よき「コージロヤン」でありたい
(2005.12.10)
10年ほどまえ、「(光治良先生の)弟子として〜〜したい」―― そう私信のなかで述べられた方がありました。
私はなにやら眩(まば)ゆい感じがしたことをおぼえています。ああ、そんなに光治良先生のちかくにおられるのだなぁ、と。
そこで、私は?―― と考えると、光治良先生なんて、遠い、とおい存在のように感じていました。それは基本的にいまでもかわっていません。
しかし、ちかごろ、自分は「どう生きたいのか?」と考えたとき、「よきコージロヤンでありたい」という言葉に収束していくかな、と思うようになりました。
英語で人をあらわす接尾辞に【-er】【-or】【-ist】【-ian】などがあります。
それぞれ teacher (教師), runner (走者)、actor (俳優), advisor
(助言者)、scientist (科学者), pianist (ピアノ奏者)、musician (音楽家), Christian (キリスト教徒)
など。
シャーロック・ホームズのファンを総称してシャーロキアン(Sherlockian)というのもあります。本国のイギリスではホームジアン(Holmesian)というそうですが、世界には数百の同好の会があるといわれます。
そういえば、ドラエモニアンというのもありましたねえ。(2005.12.15
追加)
なら、光治良先生のファンをコージロヤン(Kojiroian)とよんでみようかと。そして、私は、できれば「よきコージロヤンでありたい」なあ、と。
ちなみに、ユング派の心理学者をユンギャン(Jungian)といいますが、これにならってコージロヤンを「芹沢光治良派」なんて日本語にすると、かなり首をかしげたくなるようなニュアンスをおびてきますが、
河合隼雄氏のユンギャンの定義は、私にとっては傾聴にあたいするものです。文中、ユングもしくは明恵(みょうえ:鎌倉初期の僧)を芹沢光治良と読みかえれば、個人的には、成る程、なるほど、と思えてきます。

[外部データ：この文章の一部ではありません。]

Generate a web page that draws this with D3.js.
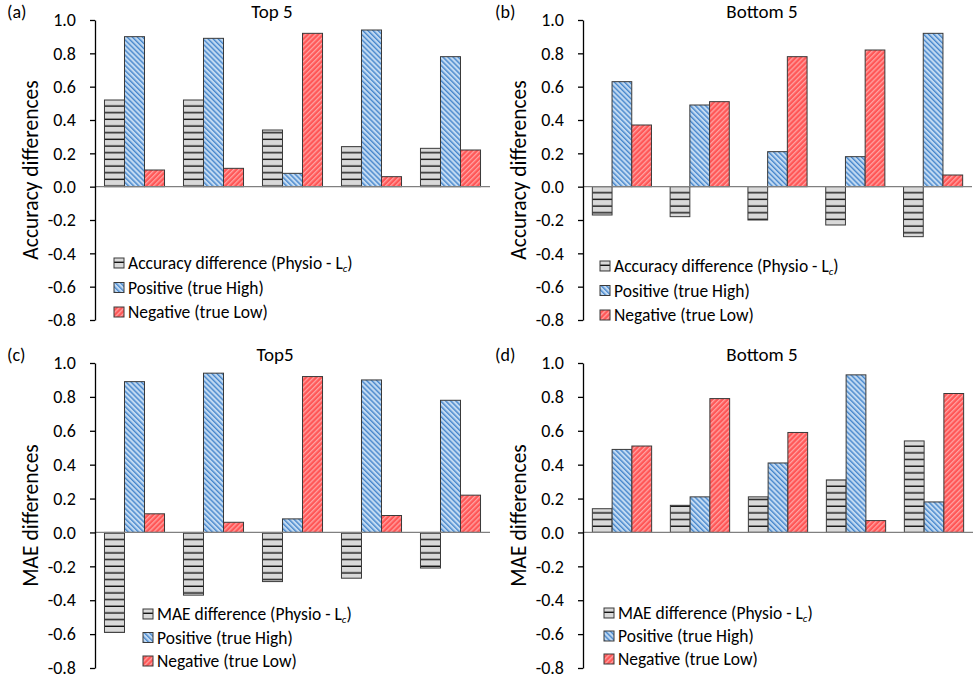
<!DOCTYPE html>
<html>
<head>
<meta charset="utf-8">
<script src="https://cdn.jsdelivr.net/npm/d3@7"></script>
<style>
  body { margin: 0; background: #fff; }
  text { font-family: Carlito, "Open Sans", sans-serif; fill: #000; }
</style>
</head>
<body>
<div id="chart"></div>
<script>
// categories (five subjects per panel)
const groups = ["1", "2", "3", "4", "5"];
const keys = ["diff", "pos", "neg"];

// y ticks
const yTicks = [-0.8, -0.6, -0.4, -0.2, 0, 0.2, 0.4, 0.6, 0.8, 1.0];
const yTickLabels = ["-0.8", "-0.6", "-0.4", "-0.2", "0.0", "0.2", "0.4", "0.6", "0.8", "1.0"];

// (a) accuracy, top 5
const accTopDiff = [0.52, 0.52, 0.34, 0.24, 0.23];
const accTopPos  = [0.90, 0.89, 0.08, 0.94, 0.78];
const accTopNeg  = [0.10, 0.11, 0.92, 0.06, 0.22];

// (b) accuracy, bottom 5
const accBotDiff = [-0.17, -0.18, -0.20, -0.23, -0.30];
const accBotPos  = [0.63, 0.49, 0.21, 0.18, 0.92];
const accBotNeg  = [0.37, 0.51, 0.78, 0.82, 0.07];

// (c) MAE, top 5
const maeTopDiff = [-0.59, -0.37, -0.29, -0.27, -0.21];
const maeTopPos  = [0.89, 0.94, 0.08, 0.90, 0.78];
const maeTopNeg  = [0.11, 0.06, 0.92, 0.10, 0.22];

// (d) MAE, bottom 5
const maeBotDiff = [0.14, 0.16, 0.21, 0.31, 0.54];
const maeBotPos  = [0.49, 0.21, 0.41, 0.93, 0.18];
const maeBotNeg  = [0.51, 0.79, 0.59, 0.07, 0.82];

const panels = [
  {letter: "(a)", title: "Top 5", ylabel: "Accuracy differences", diffName: "Accuracy difference (Physio - L",
   diff: accTopDiff, pos: accTopPos, neg: accTopNeg,
   x0: 95, x1: 490, top: 20, bottom: 320, titleX: 272, lx: 114, ly: 263, lstep: 24.5},
  {letter: "(b)", title: "Bottom 5", ylabel: "Accuracy differences", diffName: "Accuracy difference  (Physio - L",
   diff: accBotDiff, pos: accBotPos, neg: accBotNeg,
   x0: 583, x1: 972, top: 20, bottom: 320, titleX: 762, lx: 600, ly: 266, lstep: 24.5},
  {letter: "(c)", title: "Top5", ylabel: "MAE differences", diffName: "MAE difference  (Physio - L",
   diff: maeTopDiff, pos: maeTopPos, neg: maeTopNeg,
   x0: 95, x1: 490, top: 363, bottom: 668, titleX: 275, lx: 143, ly: 614, lstep: 23.5},
  {letter: "(d)", title: "Bottom 5", ylabel: "MAE differences", diffName: "MAE difference  (Physio - L",
   diff: maeBotDiff, pos: maeBotPos, neg: maeBotNeg,
   x0: 583, x1: 973, top: 363, bottom: 668, titleX: 762, lx: 604, ly: 613, lstep: 23}
];

const svg = d3.select("#chart").append("svg")
    .attr("width", 974)
    .attr("height", 680);

const defs = svg.append("defs");

// horizontal lines on grey
const pGrey = defs.append("pattern")
    .attr("id", "pat-diff")
    .attr("patternUnits", "userSpaceOnUse")
    .attr("width", 8).attr("height", 6.67);
pGrey.append("rect").attr("width", 8).attr("height", 6.67).attr("fill", "#d9d9d9");
pGrey.append("rect").attr("y", 5.3).attr("width", 8).attr("height", 1.4).attr("fill", "#111");

// "\" stripes on light blue
const pBlue = defs.append("pattern")
    .attr("id", "pat-pos")
    .attr("patternUnits", "userSpaceOnUse")
    .attr("width", 3.6).attr("height", 10)
    .attr("patternTransform", "rotate(-45)");
pBlue.append("rect").attr("width", 3.6).attr("height", 10).attr("fill", "#c2daf2");
pBlue.append("rect").attr("width", 1.4).attr("height", 10).attr("fill", "#4686cc");

// "/" stripes on red
const pRed = defs.append("pattern")
    .attr("id", "pat-neg")
    .attr("patternUnits", "userSpaceOnUse")
    .attr("width", 3.6).attr("height", 10)
    .attr("patternTransform", "rotate(45)");
pRed.append("rect").attr("width", 3.6).attr("height", 10).attr("fill", "#ff5757");
pRed.append("rect").attr("width", 1.3).attr("height", 10).attr("fill", "#ffa3a3");

const fillOf = k => `url(#pat-${k})`;

panels.forEach(function(p) {
  const g = svg.append("g");

  const y = d3.scaleLinear()
      .domain([-0.8, 1.0])
      .range([p.bottom, p.top]);

  const x = d3.scaleBand()
      .domain(groups)
      .range([p.x0, p.x1])
      .paddingInner(0.24)
      .paddingOuter(0.12);

  const xSub = d3.scaleBand()
      .domain(keys)
      .range([0, x.bandwidth()]);

  // bars
  const rows = groups.map((c, i) => ({cat: c, diff: p.diff[i], pos: p.pos[i], neg: p.neg[i]}));

  g.selectAll(".grp")
    .data(rows)
    .join("g")
      .attr("transform", d => `translate(${x(d.cat)},0)`)
    .selectAll("rect")
    .data(d => keys.map(k => ({key: k, value: d[k]})))
    .join("rect")
      .attr("x", d => xSub(d.key))
      .attr("y", d => y(Math.max(0, d.value)))
      .attr("width", xSub.bandwidth())
      .attr("height", d => Math.abs(y(d.value) - y(0)))
      .attr("fill", d => fillOf(d.key))
      .attr("stroke", "#3a3a3a")
      .attr("stroke-width", 1);

  // zero line
  g.append("line")
      .attr("x1", p.x0).attr("x2", p.x1)
      .attr("y1", y(0)).attr("y2", y(0))
      .attr("stroke", "#808080")
      .attr("stroke-width", 1.3);

  // y axis
  const ax = g.append("g")
      .attr("transform", `translate(${p.x0},0)`)
      .call(d3.axisLeft(y)
        .tickValues(yTicks)
        .tickFormat((d, i) => yTickLabels[i])
        .tickSize(5)
        .tickSizeOuter(0)
        .tickPadding(14));
  ax.select(".domain").attr("stroke", "#000").attr("stroke-width", 1.3);
  ax.selectAll(".tick line").attr("stroke", "#000").attr("stroke-width", 1.3);
  ax.selectAll(".tick text")
      .style("font-family", "Carlito, 'Open Sans', sans-serif")
      .style("font-size", "18px")
      .attr("fill", "#000");

  // title and letter
  g.append("text")
      .attr("x", p.titleX).attr("y", p.top - 2)
      .attr("text-anchor", "middle")
      .style("font-size", "19px")
      .text(p.title);
  g.append("text")
      .attr("x", p.x0 - 88).attr("y", p.top - 2.5)
      .style("font-size", "18px")
      .text(p.letter);

  // y label
  g.append("text")
      .attr("transform", `translate(${p.x0 - 65},${(p.top + p.bottom) / 2}) rotate(-90)`)
      .attr("text-anchor", "middle")
      .attr("dy", "0.35em")
      .style("font-size", "21.5px")
      .text(p.ylabel);

  // legend
  const names = [p.diffName, "Positive (true High)", "Negative (true Low)"];
  const leg = g.selectAll(".leg")
    .data(keys)
    .join("g")
      .attr("transform", (k, i) => `translate(${p.lx},${p.ly + i * p.lstep})`);
  leg.append("rect")
      .attr("x", 0).attr("y", -5)
      .attr("width", 10).attr("height", 10)
      .attr("fill", k => fillOf(k))
      .attr("stroke", "#3a3a3a")
      .attr("stroke-width", 1);
  const lt = leg.append("text")
      .attr("x", 14).attr("dy", "0.35em")
      .style("font-size", "17.5px")
      .text((k, i) => names[i]);
  lt.filter(k => k === "diff")
    .append("tspan")
      .style("font-size", "11px")
      .style("font-style", "italic")
      .attr("dy", "3")
      .text("c");
  lt.filter(k => k === "diff")
    .append("tspan")
      .attr("dy", "-3")
      .text(")");
});
</script>
</body>
</html>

(以下、河合隼雄『ユング心理学と仏教』(岩波書店 1995年)p59 より引用)
ユング派とは何か
私はユング派であるということは、C・G・ユングがかつて行なったように、自分の無意識から産出されてくる内容を慎重かつ良心的に観察し、それを基にして自分の生き方を決定し、個性化の道を歩もうとする、そして、そのために必要な基本的方法や知識を身につけている者、と考えています。
(中略)
以上のように考えると、私はユング派に属すると言えます。もし、C・G・ユングの述べたことをすべて正しいとして、それに全面的に従うのがユング派と考える人がいたら、私はユング派ではないでしょう。もしまた、個性化の道を歩むのがユング派なのだから、自分の道を歩もうとする限りどんなことをしていてもユング派である、という人があれば、それはあまりにも安易すぎると私は考えます。自分の独善性や安易さを防ぐため、自分の信じる方法や考えを全面的にぶっつけて検証する相手として、C・G・ユングを選び、そのことに積極的意義を見出す、というのがユング派であります。それに意義を見出せなくなればユング派であることをやめればよい、と私は考えています。ユング派であるとは、ユングにすべて従うと言うのではなく、すべてユングと対決し対比することに積極的意義を認めることだと思います。
(中略)
個性化という点を強調するならば、別にユング派、フロイト派などと言わず自分の道を行けばよい、と思われますが、実際的には学派を選択することに肯定的な意味があるのが、人間の個性の面白いところであります。ただ何の枠組もなく個性を伸ばすなどと言っても人間はどうしていいかわからなくなるか、全くの独善に陥ります。そこで何らかの学派を選択することにより、より全面的にコミットすることが出来るし、自分の生き方を照合する枠組をもつことができます。しかし、学派に属することに安易によりかかると、かえってそれが個性化を阻むものになります。あるいは、時に学派の始祖が教祖になり、理論は教義になってしまうのです。このような学派の選択に伴う功罪二面を知っておく必要があります。
(中略)
明恵を心の師と仰ぐと言いましたが、明恵自身は宗派をひらくことには否定的でありました。彼は当時の宗派の組織や教団から逃れようと大変な努力をしています。このことは、私がたとい明恵を師と仰ぐとしても、明恵を尊敬する集団に属しようとすることはできないことを意味しています。明恵にならうなら私は一人でなければなりません。安易に彼の「弟子」になることは許されないのです。